Clay and his campaign staff were followed by a small crew, usually about three to four people, though sometimes it would be a single producer with a camera. Production was slow during the summer months after the primary and ended about a week after the midterm election. While the documentary is truly cinema verite, in that it just followed the action wherever it was going, filming “was not a 24/7 kind of thing,” Chinn said.
Not affecting the election
The filmmakers did “everything we could do to not affect the outcome” of the election, and Chinn said, “we didn’t want to affect the campaign positively or negatively.” That–and equal time laws–explain why it’s airing well after the election.
After Esquire announced The Runner-Up, a report in Variety claimed donors at a fundraiser were upset about being filmed for the series because they said the crew “told them that it was for a BBC documentary that would not air in the U.S.”
Chinn said that this was always an Esquire series, and thus the report about it initially being a BBC show was inaccurate. “The idea of it airing it overseas is a fallacy,” he said. “It makes no sense that this show would go overseas. Nobody [there] knows who Clay Aiken is. It was never a consideration of ours that we would try to hook up with overseas partners. This was always very much an American show for a U.S. audience–not just because of Clay Aiken, but also because I’m not sure if people overseas have that much interest in the American political system, which ultimately is what this doc is about.”
Chinn said the documentary could have potentially had an expanded scope. “We actually tried to get access to Renee Ellmers’ campaign,” he told me. “We were rejected; they weren’t interested in having a crew around them.”
Clay Aiken says “fuck” a lot
The series aims to “show people their preconceived notions of Clay Aiken might be wrong,” and that includes all the swearing, which is delightful. “The truth is, cutting out the stuff where he doesn’t swear wasn’t an option–he swears all the time. In the case of his potty mouth, that is who he is, and sanitizing it would be disingenuous,” Chinn said.
Producers also wanted to explore Clay as a gay man running for Congress in the South, where there has never been an openly gay representative, and look at politics through this one local election.
“What we tried to do was sort of strip away a lot of the stuff that was slightly uninteresting,” Chinn said, such as the “mechanics of running a campaign,” and instead “focus on the stories that we felt would be accessible to people–the personal stories, and the political stories.”
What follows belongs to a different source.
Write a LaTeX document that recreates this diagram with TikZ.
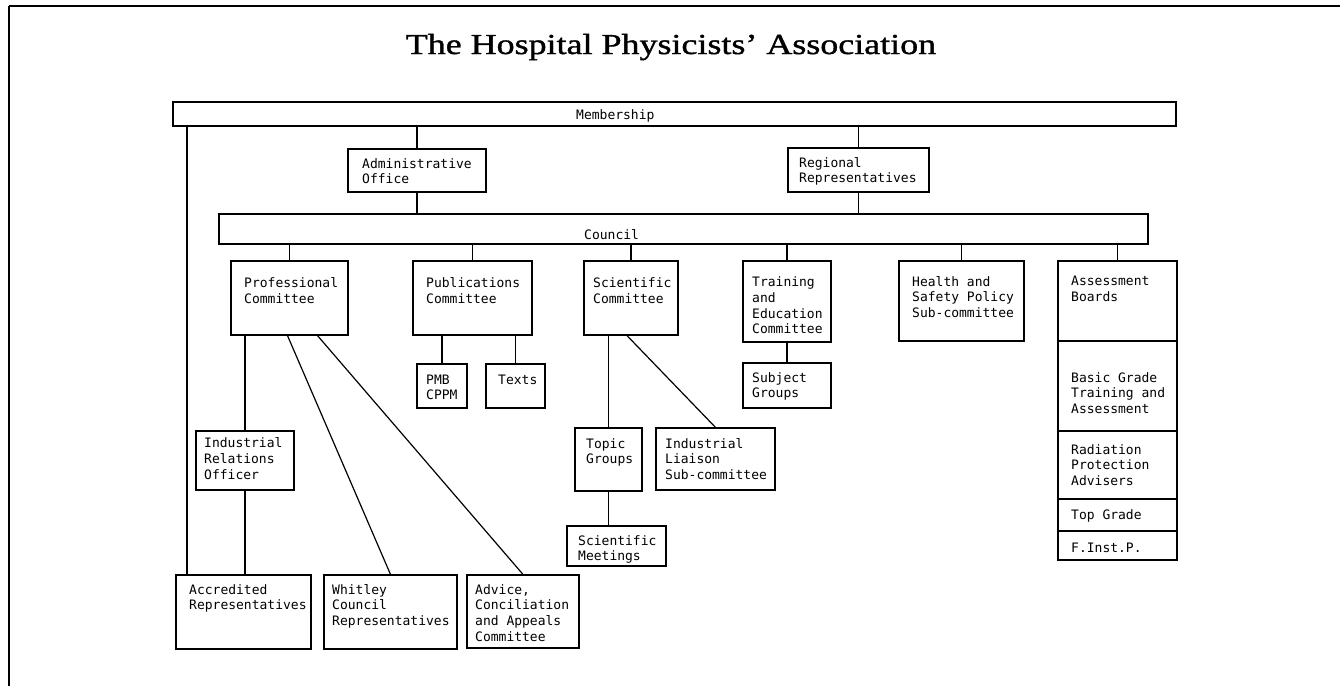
\documentclass[tikz,border=0pt]{standalone}
\usepackage{fontspec}
\newfontfamily\monof{DejaVu Sans Mono}
\newfontfamily\titlef[FakeStretch=1.24,FakeBold=1.2]{Liberation Serif}
\usetikzlibrary{fit}
\newcommand\ml[1]{\vtop{\halign{##\hfil\cr#1\crcr}}}
\newcommand\bx[5]{\node[box, fit={(#2,#3) (#4,#5)}] (#1) {};}
\newcommand\tx[4]{\node[txt] (#1) at (#2,#3) {\ml{#4}};}
\begin{document}
\begin{tikzpicture}[x=1pt,y=-1pt,
  box/.style={draw, line width=1.2pt, inner sep=0pt},
  txt/.style={inner sep=0pt, anchor=base west, font=\monof\fontsize{13}{15.8}\selectfont},
  conn/.style={line width=1.2pt}]
\useasboundingbox (0,0) rectangle (1340,686);
% frame
\draw[line width=2pt] (9,6) -- (1340,6);
\draw[line width=1.3pt] (9,6) -- (9,686);
% title
\node[font=\titlef\fontsize{29}{32}\selectfont, anchor=base, inner sep=0pt] (title) at (671,54) {The Hospital Physicists’ Association};
% boxes
\bx{mem}{173}{102}{1176}{126}
\bx{adm}{348}{149}{486}{192}
\bx{reg}{788}{148}{929}{192}
\bx{cou}{219}{214}{1148}{244}
\bx{prof}{231}{261}{348}{335}
\bx{pub}{413}{261}{532}{335}
\bx{sci}{584}{261}{678}{335}
\bx{trn}{743}{261}{831}{342}
\bx{hs}{899}{261}{1024}{341}
\bx{ab1}{1058}{261}{1177}{341}
\bx{ab2}{1058}{341}{1177}{431}
\bx{ab3}{1058}{431}{1177}{499}
\bx{ab4}{1058}{499}{1177}{531}
\bx{ab5}{1058}{531}{1177}{560}
\bx{pmb}{417}{364}{467}{408}
\bx{texts}{486}{364}{545}{408}
\bx{sub}{743}{363}{831}{408}
\bx{iro}{196}{431}{294}{490}
\bx{topic}{575}{428}{642}{491}
\bx{ind}{656}{428}{775}{490}
\bx{sm}{567}{526}{666}{566}
\bx{acc}{176}{575}{311}{649}
\bx{whi}{324}{575}{457}{649}
\bx{adv}{467}{575}{579}{648}
% texts
\tx{mem-t}{576}{119}{Membership}
\tx{adm-t}{362}{168}{Administrative\cr Office}
\tx{reg-t}{799}{167}{Regional\cr Representatives}
\tx{cou-t}{584}{239}{Council}
\tx{prof-t}{244}{287.5}{Professional\cr Committee}
\tx{pub-t}{426}{287.5}{Publications\cr Committee}
\tx{sci-t}{593}{287.5}{Scientific\cr Committee}
\tx{trn-t}{752}{286.5}{Training\cr and\cr Education\cr Committee}
\tx{hs-t}{912}{286}{Health and\cr Safety Policy\cr Sub-committee}
\tx{ab1-t}{1071}{285.5}{Assessment\cr Boards}
\tx{ab2-t}{1071}{382}{Basic Grade\cr Training and\cr Assessment}
\tx{ab3-t}{1071}{454}{Radiation\cr Protection\cr Advisers}
\tx{ab4-t}{1071}{519}{Top Grade}
\tx{ab5-t}{1071}{552}{F.Inst.P.}
\tx{pmb-t}{426}{384}{PMB\cr CPPM}
\tx{texts-t}{498}{384}{Texts}
\tx{sub-t}{752}{382}{Subject\cr Groups}
\tx{iro-t}{204}{447.5}{Industrial\cr Relations\cr Officer}
\tx{topic-t}{586}{448}{Topic\cr Groups}
\tx{ind-t}{665}{448}{Industrial\cr Liaison\cr Sub-committee}
\tx{sm-t}{578}{545}{Scientific\cr Meetings}
\tx{acc-t}{189}{594}{Accredited\cr Representatives}
\tx{whi-t}{332}{594}{Whitley\cr Council\cr Representatives}
\tx{adv-t}{475}{594}{Advice,\cr Conciliation\cr and Appeals\cr Committee}
% connectors
\draw[conn] (mem.south -| adm.north) -- (adm.north);
\draw[conn] (adm.south) -- (adm.south |- cou.north);
\draw[conn] (mem.south -| reg.north) -- (reg.north);
\draw[conn] (reg.south) -- (reg.south |- cou.north);
\foreach \n in {prof,pub,sci,trn,hs,ab1} \draw[conn] (cou.south -| \n.north) -- (\n.north);
\coordinate (memleg) at ([xshift=14.5pt]mem.south west);
\draw[conn] (memleg) -- (memleg |- acc.north);
\draw[conn] (prof.south -| iro.north) -- (iro.north);
\draw[conn] (iro.south) -- (iro.south |- acc.north);
\draw[conn] ([xshift=-2pt]prof.south) -- (whi.north);
\draw[conn] ([xshift=28pt]prof.south) -- (adv.north);
\draw[conn] (pub.south -| pmb.north) -- (pmb.north);
\draw[conn] (pub.south -| texts.north) -- (texts.north);
\draw[conn] (sci.south -| topic.north) -- (topic.north);
\draw[conn] ([xshift=-4pt]sci.south) -- (ind.north);
\draw[conn] (topic.south) -- (topic.south |- sm.north);
\draw[conn] (trn.south) -- (sub.north);
\end{tikzpicture}
\end{document}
“Ideally, it’s very ambitious–and maybe a little high-minded and lofty–but ideally, people will watch the four episodes, which isn’t asking too much, and actually take a couple minutes out of their day to think about the state of politics in America,” Chinn told me. “If this series can entertain people, show a slightly different side of Clay Aiken, and get people to think about such things as campaign reform and gerrymandering, even for a short while, I would be happy.”